The spectral approach took the opposite path. We threw 6,373 automatically extracted audio features at the problem using the openSMILE library - summary statistics, regression coefficients, linear predictive coding coefficients. Then we used dimensionality reduction to get it down to 20 features. It's a middle ground: reasonably interpretable but less so than pauses, and better performance. EER dropped to around 1-4% in single-dataset scenarios.

The learned approach was where things got interesting. We used NVIDIA's TitaNet model - originally trained for speaker identification - to convert raw audio into 192-dimensional embeddings. We didn't try to understand why these embeddings differentiate real from synthetic. We just trained a classifier on them.

And here's where I got the results I wasn't entirely expecting: EER between 0% and 4%. Virtually perfect classification on single datasets. On some benchmarks, perfect accuracy - 100% correctly identifying synthetic audio, 100% correctly identifying real.

The trade-off is brutal clarity: we have no idea why it works.

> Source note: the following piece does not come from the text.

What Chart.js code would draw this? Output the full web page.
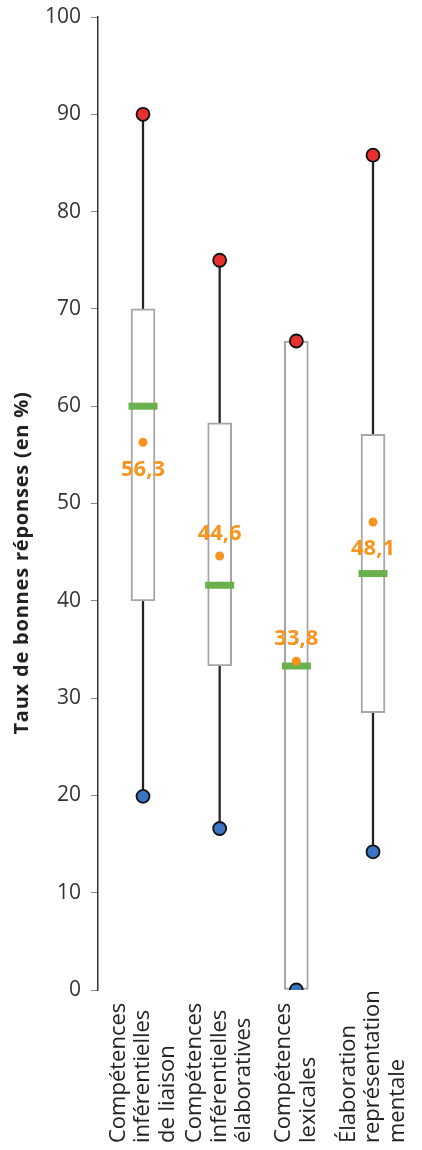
<!DOCTYPE html>
<html lang="fr">
<head>
<meta charset="utf-8">
<title>Taux de bonnes réponses</title>
<script src="https://cdn.jsdelivr.net/npm/chart.js@4/dist/chart.umd.min.js"></script>
<style>
    html, body { margin: 0; padding: 0; background: #fff; }
    #wrap { position: relative; width: 422px; height: 1150px; }
</style>
</head>
<body>
<div id="wrap"><canvas id="boxChart"></canvas></div>
<script>
// Chart data
const categories = [
    ['Compétences', 'inférentielles', 'de liaison'],
    ['Compétences', 'inférentielles', 'élaboratives'],
    ['Compétences', 'lexicales'],
    ['Élaboration', 'représentation', 'mentale']
];
const minValues = [19.9, 16.6, 0, 14.2];
const q1Values = [40, 33.3, 0, 28.5];
const medianValues = [60, 41.6, 33.3, 42.8];
const q3Values = [70, 58.3, 66.7, 57.1];
const maxValues = [90, 75, 66.7, 85.8];
const meanValues = [56.3, 44.6, 33.8, 48.1];
const yTicks = [0, 10, 20, 30, 40, 50, 60, 70, 80, 90, 100];

const FONT = "'Open Sans', sans-serif";

// build datasets from the arrays
const whiskerData = categories.map((c, i) => ({ x: i, y: [minValues[i], maxValues[i]] }));
const boxData = categories.map((c, i) => ({ x: i, y: [q1Values[i], q3Values[i]] }));
const medianData = categories.map((c, i) => ({ x: i, y: medianValues[i] }));
const meanData = categories.map((c, i) => ({ x: i, y: meanValues[i] }));
const maxData = categories.map((c, i) => ({ x: i, y: maxValues[i] }));
const minData = categories.map((c, i) => ({ x: i, y: minValues[i] }));

// label above (-) or below (+) the mean dot, in px
const meanLabelShift = [28, -22, -22, 27];

const meanLabels = {
    id: 'meanLabels',
    afterDatasetsDraw(chart) {
        const ctx = chart.ctx;
        const meta = chart.getDatasetMeta(1);
        ctx.save();
        ctx.font = "bold 22px " + FONT;
        ctx.fillStyle = '#f7941d';
        ctx.textAlign = 'center';
        ctx.textBaseline = 'middle';
        meta.data.forEach((pt, i) => {
            const txt = meanValues[i].toFixed(1).replace('.', ',');
            ctx.fillText(txt, pt.x, pt.y + meanLabelShift[i]);
        });
        ctx.restore();
    }
};

// category labels, vertical, lines read bottom to top
const categoryLabels = {
    id: 'categoryLabels',
    afterDraw(chart) {
        const ctx = chart.ctx;
        const xScale = chart.scales.x;
        const lineH = 24.5;
        ctx.save();
        ctx.font = "22px " + FONT;
        ctx.fillStyle = '#222';
        ctx.textAlign = 'left';
        ctx.textBaseline = 'middle';
        categories.forEach((lines, i) => {
            const cx = xScale.getPixelForValue(i);
            lines.forEach((line, j) => {
                const off = (j - (lines.length - 1) / 2) * lineH;
                ctx.save();
                ctx.translate(cx + off, 1143);
                ctx.rotate(-Math.PI / 2);
                ctx.fillText(line, 0, 0);
                ctx.restore();
            });
        });
        ctx.restore();
    }
};

const yTitle = {
    id: 'yTitle',
    afterDraw(chart) {
        const ctx = chart.ctx;
        ctx.save();
        ctx.translate(22, 563);
        ctx.rotate(-Math.PI / 2);
        ctx.font = "bold 20px " + FONT;
        ctx.letterSpacing = '0.8px';
        ctx.fillStyle = '#222';
        ctx.textAlign = 'center';
        ctx.textBaseline = 'middle';
        ctx.fillText('Taux de bonnes réponses (en %)', 0, 0);
        ctx.restore();
    }
};

const ctx = document.getElementById('boxChart').getContext('2d');
const boxChart = new Chart(ctx, {
    data: {
        datasets: [
            {
                type: 'scatter', data: maxData, order: 0,
                pointRadius: 6.5, pointBackgroundColor: '#e8302e',
                pointBorderColor: '#111', pointBorderWidth: 1.8
            },
            {
                type: 'scatter', data: meanData, order: 1,
                pointRadius: 4.5, pointBackgroundColor: '#f7941d',
                pointBorderWidth: 0
            },
            {
                type: 'scatter', data: minData, order: 0,
                pointRadius: 6.5, pointBackgroundColor: '#3b74c2',
                pointBorderColor: '#111', pointBorderWidth: 1.8
            },
            {
                type: 'scatter', data: medianData, order: 2,
                pointStyle: 'line', pointRadius: 14.5,
                pointBorderColor: '#6ab04c', pointBorderWidth: 7
            },
            {
                type: 'bar', data: boxData, order: 3,
                backgroundColor: '#fff', borderColor: '#a6a6a6', borderWidth: 2,
                borderSkipped: false, barThickness: 24, grouped: false
            },
            {
                type: 'bar', data: whiskerData, order: 4,
                backgroundColor: '#222', borderWidth: 0,
                barThickness: 1.6, grouped: false
            }
        ]
    },
    options: {
        responsive: true,
        maintainAspectRatio: false,
        animation: false,
        layout: { autoPadding: false, padding: { left: 45, right: 2, top: 17, bottom: 152 } },
        plugins: { legend: { display: false }, tooltip: { enabled: false } },
        scales: {
            x: {
                type: 'linear',
                offset: false,
                min: -0.587,
                max: 3.613,
                ticks: { display: false },
                grid: { display: false },
                border: { display: false }
            },
            y: {
                min: 0,
                max: 100,
                afterBuildTicks: axis => { axis.ticks = yTicks.map(v => ({ value: v })); },
                afterFit: axis => { axis.width = 53; axis.paddingTop = 0; },
                ticks: {
                    padding: 10,
                    color: '#333',
                    font: { family: FONT, size: 21 }
                },
                grid: { drawOnChartArea: false, drawTicks: true, tickLength: 7, color: '#888' },
                border: { display: true, color: '#333', width: 1.5 }
            }
        }
    },
    plugins: [meanLabels, categoryLabels, yTitle]
});
</script>
</body>
</html>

The embeddings are opaque. You can't visualize them in a way that makes sense to humans.

The uncomfortable generalization problem

Here's where the story gets less satisfying.

When I trained on a single dataset (just ElevenLabs, or just Uberduck), the learned features screamed perfect accuracy. But the moment I mixed datasets - training on multiple synthesis engines simultaneously - performance degraded. Not catastrophically, but noticeably.

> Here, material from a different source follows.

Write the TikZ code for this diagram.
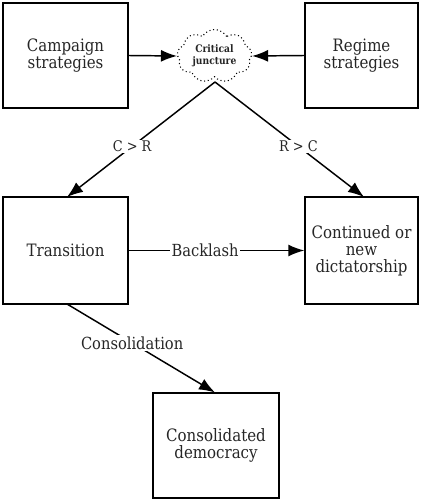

This is the generalization problem. Voice cloning technology keeps advancing. New architectures appear. Your detector trained on today's synthetic voices might not work on next year's. That's... a real problem.

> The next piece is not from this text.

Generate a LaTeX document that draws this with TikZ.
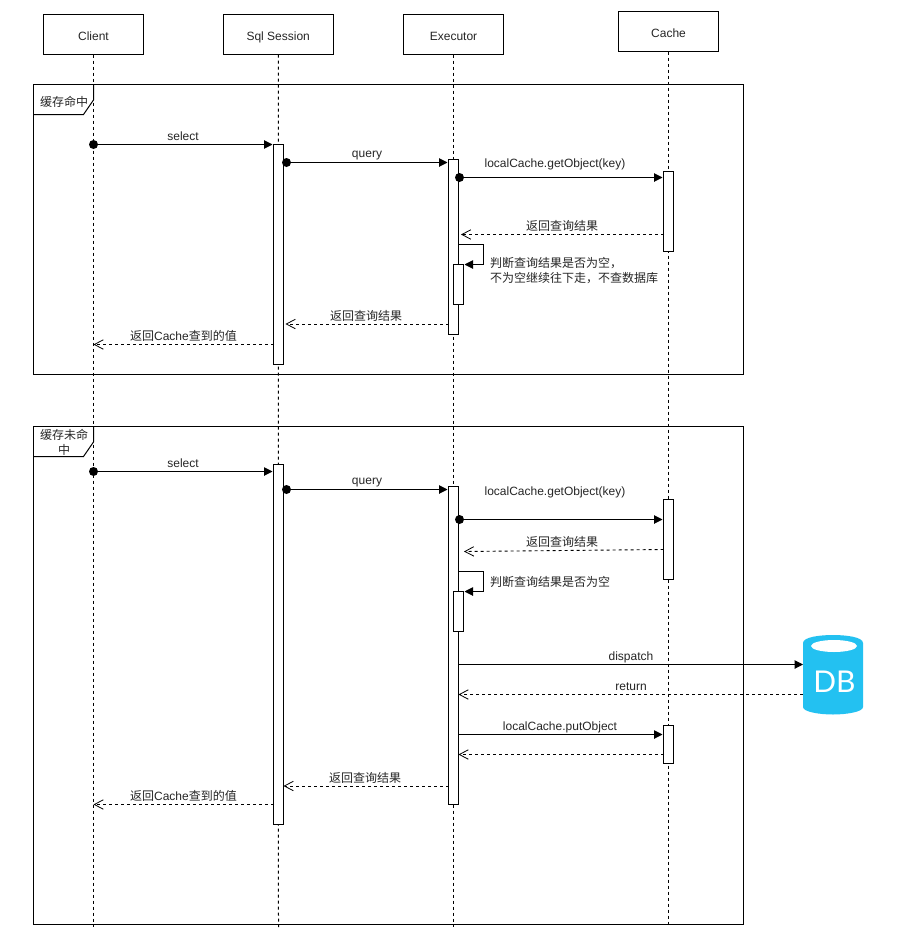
\documentclass[tikz,border=0pt]{standalone}
\usepackage{fontspec}
\setmainfont{Liberation Sans}
\newfontfamily\cjk{Noto Sans CJK SC}
\newfontfamily\dbfont{Lato}
\usetikzlibrary{arrows.meta}
\definecolor{dbblue}{HTML}{23C1F1}
\tikzset{
  every node/.style={font=\fontsize{12}{15}\selectfont,text=black!85},
  head/.style={draw=black,fill=white,line width=1pt,outer sep=0pt,minimum width=100pt,minimum height=40pt,inner sep=0pt,text height=13pt,text depth=2pt},
  life/.style={draw=black,line width=1pt,dash pattern=on 3pt off 3pt},
  frameline/.style={draw=black,line width=1pt},
  actbar/.style={draw=black,fill=white,line width=1pt,outer sep=0pt,minimum width=10pt,inner sep=0pt,anchor=north},
  msg/.style={draw=black,line width=1pt,shorten >=1pt,-{Triangle[length=8.5pt,width=8.5pt]}},
  ret/.style={draw=black,line width=.9pt,dash pattern=on 3pt off 3pt,-{Straight Barb[length=9pt,width=9.5pt,line width=.8pt]}},
  dotn/.style={circle,fill=black,draw=none,minimum size=9pt,inner sep=0pt},
  lbl/.style={inner sep=0pt},
  tablbl/.style={inner sep=0pt,align=center,font=\fontsize{12}{15.5}\selectfont},
}
\begin{document}
\begin{tikzpicture}[x=1pt,y=-1pt]
\useasboundingbox (0,0) rectangle (910,929);
\fill[white] (0,0) rectangle (910,929);

% frames
\draw[frameline] (33.5,84.5) rectangle (743.5,374.5);
\draw[frameline] (33.5,426.5) rectangle (743.5,924.5);
\draw[frameline] (33.5,114.5) -- (83.5,114.5) -- (93.5,100) -- (93.5,84.5);
\draw[frameline] (33.5,456.5) -- (83.5,456.5) -- (93.5,442) -- (93.5,426.5);
\node[tablbl] (tab1) at (64,102) {\cjk 缓存命中};
\node[tablbl] (tab2) at (64,442.5) {\cjk 缓存未命\\[-0.5pt]\cjk 中};

% heads
\node[head] (client) at (93.5,34.5) {Client};
\node[head,minimum width=109.5pt] (sql) at (278.25,34.5) {Sql Session};
\node[head] (exec) at (453.5,34.5) {Executor};
\node[head] (cache) at (668.5,31.5) {Cache};
\coordinate (clientEnd) at (93.5,927);
\coordinate (sqlEnd) at (278.5,927);
\coordinate (execEnd) at (453.5,927);
\coordinate (cacheEnd) at (668.5,927);
\draw[life] (client.south) -- (clientEnd);
\draw[life] (sql.south) -- (sqlEnd);
\draw[life] (exec.south) -- (execEnd);
\draw[life] (cache.south) -- (cacheEnd);

% activation bars, first frame
\node[actbar,minimum height=220pt] (s1) at (278.5,144.5) {};
\node[actbar,minimum height=175pt] (e1) at (453.5,159.5) {};
\node[actbar,minimum height=80pt] (c1) at (668.5,171.5) {};
\node[actbar,minimum height=40pt] (i1) at (458.5,264.5) {};
% activation bars, second frame
\node[actbar,minimum height=360pt] (s2) at (278.5,464.5) {};
\node[actbar,minimum height=318pt] (e2) at (453.5,486.5) {};
\node[actbar,minimum height=80pt] (c2) at (668.5,499.5) {};
\node[actbar,minimum height=40pt] (i2) at (458.5,591.5) {};
\node[actbar,minimum height=38pt] (c3) at (668.5,725.5) {};

% dots
\node[dotn] (d1) at (93.5,144.5) {};
\node[dotn] (d2) at (286.5,162.5) {};
\node[dotn] (d3) at (459.5,177.5) {};
\node[dotn] (d4) at (93.5,471.5) {};
\node[dotn] (d5) at (286.5,489.5) {};
\node[dotn] (d6) at (459.5,519.5) {};

% first frame messages
\draw[msg] (d1.center) -- (s1.north west);
\draw[msg] (d2.center) -- (e1.west |- d2);
\draw[msg] (d3.center) -- (c1.west |- d3);
\coordinate (r1a) at (663.5,234.5); \coordinate (r1b) at (461,234.5);
\draw[ret] (r1a) -- (r1b);
\coordinate (sc1a) at (458.5,244.5); \coordinate (sc1b) at (483.5,244.5); \coordinate (sc1c) at (483.5,264.5);
\draw[msg] (sc1a) -- (sc1b) -- (sc1c) -- (i1.north east);
\coordinate (r2a) at (448.5,324); \coordinate (r2b) at (285.5,324);
\draw[ret] (r2a) -- (r2b);
\coordinate (r3a) at (273.5,344.5); \coordinate (r3b) at (93.5,344.5);
\draw[ret] (r3a) -- (r3b);

% second frame messages
\draw[msg] (d4.center) -- (s2.west |- d4);
\draw[msg] (d5.center) -- (e2.west |- d5);
\draw[msg] (d6.center) -- (c2.west |- d6);
\coordinate (r4a) at (663.5,549.5); \coordinate (r4b) at (464,551.5);
\draw[ret] (r4a) -- (r4b);
\coordinate (sc2a) at (458.5,571.5); \coordinate (sc2b) at (483.5,571.5); \coordinate (sc2c) at (483.5,591.5);
\draw[msg] (sc2a) -- (sc2b) -- (sc2c) -- (i2.north east);

% database
\fill[fill=dbblue] (803,643)
  .. controls (803,637) and (820,635) .. (833,635)
  .. controls (846,635) and (863,637) .. (863,643)
  -- (863,707)
  .. controls (863,712) and (846,714.5) .. (833,714.5)
  .. controls (820,714.5) and (803,712) .. (803,707) -- cycle;
\fill[white] (834,646) ellipse [x radius=23, y radius=6];
\node[lbl,text=white,font=\fontsize{30}{30}\selectfont\dbfont] (db) at (834.5,682) {DB};
\coordinate (dbL1) at (804,664.5);
\coordinate (dbL2) at (803,694.5);
\coordinate (ex1) at (458.5,664.5);
\coordinate (ex2) at (458.5,694.5);
\draw[msg] (ex1) -- (dbL1);
\draw[ret] (dbL2) -- (ex2);
\coordinate (ex3) at (458.5,734.5);
\coordinate (ex4) at (458.5,754.5);
\draw[msg] (ex3) -- (c3.west |- ex3);
\draw[ret] (c3.west |- ex4) -- (ex4);
\coordinate (r5a) at (448.5,786); \coordinate (r5b) at (283.5,786);
\draw[ret] (r5a) -- (r5b);
\coordinate (r6a) at (273.5,804.5); \coordinate (r6b) at (93.5,804.5);
\draw[ret] (r6a) -- (r6b);

% labels
\node[lbl] (l1) at (183,136) {select};
\node[lbl] (l2) at (367,155.5) {query};
\node[lbl] (l3) at (555,164) {localCache.getObject(key)};
\node[lbl] (l4) at (562,226) {\cjk 返回查询结果};
\node[lbl,anchor=north west,align=left,font=\fontsize{12}{15}\selectfont] (l5) at (490,257) {\cjk 判断查询结果是否为空，\\\cjk 不为空继续往下走，不查数据库};
\node[lbl] (l6) at (366,315.5) {\cjk 返回查询结果};
\node[lbl] (l7) at (183.5,336) {\cjk 返回{\rmfamily Cache}查到的值};
\node[lbl] (l8) at (183,463) {select};
\node[lbl] (l9) at (367,482.5) {query};
\node[lbl] (l10) at (555,492) {localCache.getObject(key)};
\node[lbl] (l11) at (562,541.5) {\cjk 返回查询结果};
\node[lbl,anchor=west] (l12) at (490,582) {\cjk 判断查询结果是否为空};
\node[lbl] (l13) at (631,657) {dispatch};
\node[lbl] (l14) at (631,687) {return};
\node[lbl] (l15) at (560,727) {localCache.putObject};
\node[lbl] (l16) at (365,777.5) {\cjk 返回查询结果};
\node[lbl] (l17) at (183.5,795.5) {\cjk 返回{\rmfamily Cache}查到的值};
\end{tikzpicture}
\end{document}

Multi-speaker detection (where we tried to build something that works across any speaker, not just one person) actually showed something surprising: perceptual features got better. The EER improved from 18.6% to 13.7%. My hypothesis is that Linda Johnson, the single speaker in our LJSpeech dataset, has highly structured, formal reading cadence. Real humans have more conversational variability. The perceptual features picked up on that structure better in the multi-speaker case.

Then we tried to break our own system

We tested what happens if someone takes synthetic audio and launders it - adding noise, transcoding it to different bitrates, basically trying to degrade the signal in ways that might slip past a detector. This happens in the real world. Scammers don't hand you pristine files. They send you compressed WhatsApp messages or phone-line degraded audio.

The learned features held up reasonably well. EER jumped from 0-4% to around 5-13%, depending on dataset. The spectral features got crushed - up to 34% EER. The perceptual features stayed relatively stable but remained mediocre overall.

This matters. A detector that only works on perfect-quality audio is mostly useless.

One more thing: we tested against ElevenLabs' own detector

ElevenLabs released their own classifier around the same time we were finishing this work. They reported >99% accuracy on clean audio, >90% on laundered samples.

We tested it. Perfect performance on their own data. Then we gave it audio from Uberduck and WaveFake - different synthesis engines. It failed completely. It was essentially a fingerprint detector for ElevenLabs specifically, not a general synthetic voice detector.

Our learned features? We got 95.8% on laundered ElevenLabs audio (slightly behind them) but we also detect audio from other synthesis engines. The trade-off is that we're generalist whereas they're specialist.

What I'd do differently

The perceptual features didn't perform well enough to be practically useful, but I still think there's something there. Maybe the real win isn't using perceptual features as your main detector, but as a sanity check or a supplementary signal. In a detection pipeline, you might use learned features as your primary classifier, then augment with perceptual features as a confidence signal.

The bigger issue is generalization. We need detectors that work across synthesis architectures and robustly handle real-world audio corruption. Our results suggest you can build something that generalizes reasonably well - but the performance cost is real. There's a genuine tension between single-dataset accuracy (0% EER) and multi-architecture robustness.

Why this matters

Look, I'm biased. I built this system. But the reason I poured months into this is genuine: voice cloning is easy now, and the harms are acute. Phone fraud. Disinformation. Erosion of trust in audio media.

We're at a moment where detection techniques need to keep pace with synthesis. We're also at a moment where the synthesis side - the companies building these tools - could help by embedding imperceptible watermarks into generated audio. Adobe's Content Authenticity Initiative is pointing at the right direction. That's not a panacea, but watermarks + forensic detection together give us a fighting chance.

The moment you stop assuming your detection technique works against tomorrow's synthesis models is the moment you've already lost.